An amazon.com reviewer told us that:-
- This book was ahead of its time in revealing the true nature of the Bolsheviks and those that implemented its horrors as never seen before in history. Much of what Muggeridge revealed was verified in the many publications of late from those authors in Yale University Press'Annals of Communism Series'. Ironic how so little exposure these revelations have had in our media.
A review tells us that:-
- BEFORE THERE was Solzhenitsyn, or Pasternak, or Djilas, or Orwell, or Koestler, there was Muggeridge. He covered, or uncovered, the Soviet Union for the Manchester Guardian in 1932-33, laying bare its stupendous horrors even as Walter Duranty and Claud Cockburn were ditufully retailing their obsequious lies about Stalin for American and English readers. He told the West about the Ukrainian famine, a feature of Stalin's farm-collectivization program whose magnitude--on the order of 14 million deaths--is only now penetrating the consciousness.

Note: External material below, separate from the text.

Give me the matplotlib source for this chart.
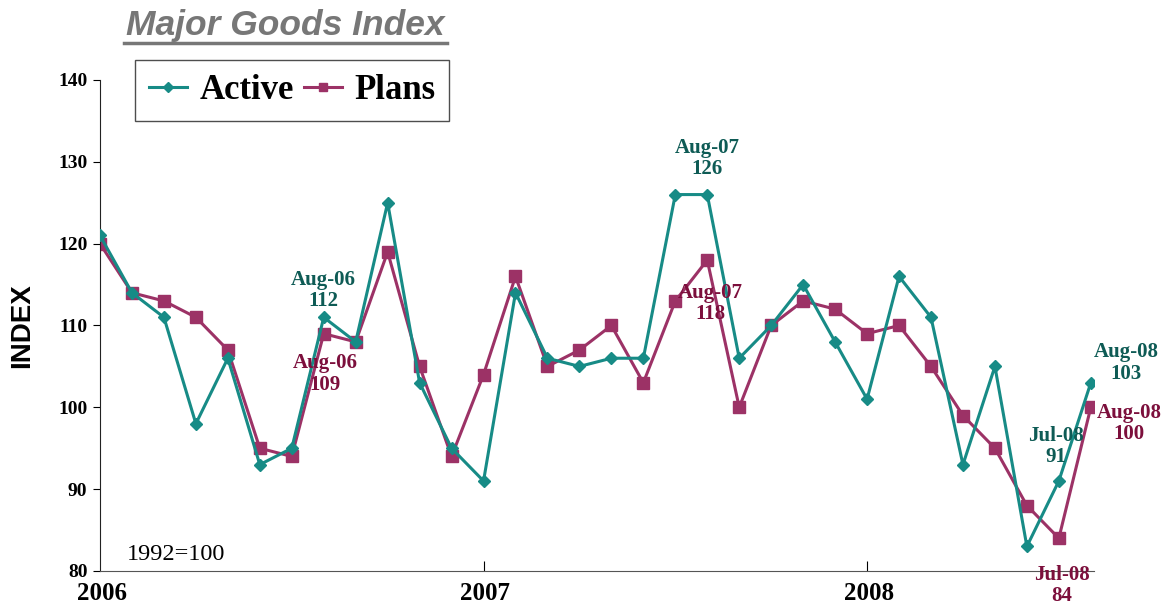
import matplotlib
matplotlib.use('Agg')
import matplotlib.pyplot as plt

months = list(range(32))  # Jan-06 .. Aug-08
active = [121, 114, 111, 98, 106, 93, 95, 111, 108, 125, 103, 95,
          91, 114, 106, 105, 106, 106, 126, 126, 106, 110, 115, 108,
          101, 116, 111, 93, 105, 83, 91, 103]
plans = [120, 114, 113, 111, 107, 95, 94, 109, 108, 119, 105, 94,
         104, 116, 105, 107, 110, 103, 113, 118, 100, 110, 113, 112,
         109, 110, 105, 99, 95, 88, 84, 100]
year_ticks = [0, 12, 24]
year_labels = ['2006', '2007', '2008']
y_ticks = [80, 90, 100, 110, 120, 130, 140]

teal = '#178b86'
maroon = '#9c3266'
teal_txt = '#0e5b55'
maroon_txt = '#7c0f3c'
serif = ['Liberation Serif', 'DejaVu Serif']

fig = plt.figure(figsize=(11.64, 6.07), dpi=100)
ax = fig.add_axes([100 / 1164, 1 - 571 / 607, 994 / 1164, (571 - 80) / 607])

ax.plot(months, active, color=teal, lw=2.2, marker='D', ms=6.5, label='Active', zorder=3)
ax.plot(months, plans, color=maroon, lw=2.2, marker='s', ms=8, label='Plans', zorder=2)

ax.set_xlim(0, 31.1)
ax.set_ylim(80, 140)
ax.spines['top'].set_visible(False)
ax.spines['right'].set_visible(False)
ax.spines['left'].set_color('#222222')
ax.spines['bottom'].set_color('#555555')

ax.set_yticks(y_ticks)
ax.set_yticklabels([str(v) for v in y_ticks], family=serif, fontweight='bold', fontsize=14)
ax.tick_params(axis='y', direction='out', length=5, pad=4)
ax.set_xticks(year_ticks[1:])
ax.set_xticklabels([])
ax.tick_params(axis='x', direction='in', length=7)
for xt, lab in zip(year_ticks, year_labels):
    ax.text(xt + 0.05, 77.2, lab, ha='center', va='center', family=serif,
            fontweight='bold', fontsize=18, clip_on=False)

ax.text(0.85, 82, '1992=100', family=serif, fontsize=17.5, va='center', ha='left')

fig.text(22 / 1164, 1 - 326 / 607, 'INDEX', rotation=90, ha='center', va='center',
         family=['Liberation Sans', 'DejaVu Sans'], fontweight='bold', fontsize=20)

fig.text(285 / 1164, 1 - 26 / 607, 'Major Goods Index', ha='center', va='center',
         family=['Liberation Sans', 'DejaVu Sans'], fontweight='bold', style='italic',
         fontsize=25.5, color='#777777')
fig.add_artist(plt.Line2D([124 / 1164, 447 / 1164], [1 - 43 / 607, 1 - 43 / 607],
                          color='#777777', lw=2.5))

ann = [
    (7, 114.3, 'Aug-06\n112', teal_txt),
    (7.05, 104.1, 'Aug-06\n109', maroon_txt),
    (19, 130.4, 'Aug-07\n126', teal_txt),
    (19.1, 112.7, 'Aug-07\n118', maroon_txt),
    (32.1, 105.4, 'Aug-08\n103', teal_txt),
    (32.2, 98.0, 'Aug-08\n100', maroon_txt),
    (29.9, 95.2, 'Jul-08\n91', teal_txt),
    (30.1, 78.2, 'Jul-08\n84', maroon_txt),
]
for x, y, s, c in ann:
    ax.text(x, y, s, ha='center', va='center', color=c, family=serif,
            fontweight='bold', fontsize=15, linespacing=1.1, clip_on=False, zorder=4)

leg = ax.legend(loc='upper left', bbox_to_anchor=(35 / 994, (571 - 60) / 491),
                prop={'family': serif, 'weight': 'bold', 'size': 25},
                ncol=2, frameon=True, fancybox=False, handlelength=1.1,
                handletextpad=0.35, columnspacing=0.3, borderpad=0.4, borderaxespad=0,
                markerscale=0.8)
leg.get_frame().set_edgecolor('#222222')
leg.get_frame().set_linewidth(1.0)

fig.savefig('out.png', dpi=100)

- The truth about Stalin was only part of the story Muggeridge had to tell, the other part being the lies of the tyrant's Western sycophants....... Muggeridge uses the medium of a satirical novel to tell the world about the role of his contemptible journalistic colleagues, without whom the Gulag would not have been possible.
- Solzhenitsyn gives us the scope and scale of Stalinism. Muggeridge's beat is the detail, the vignette, the miniature scene that mustn't be allowed to fall beneath our notice, such things providing revelations of how the whole evil was realized at the level of ordinary life.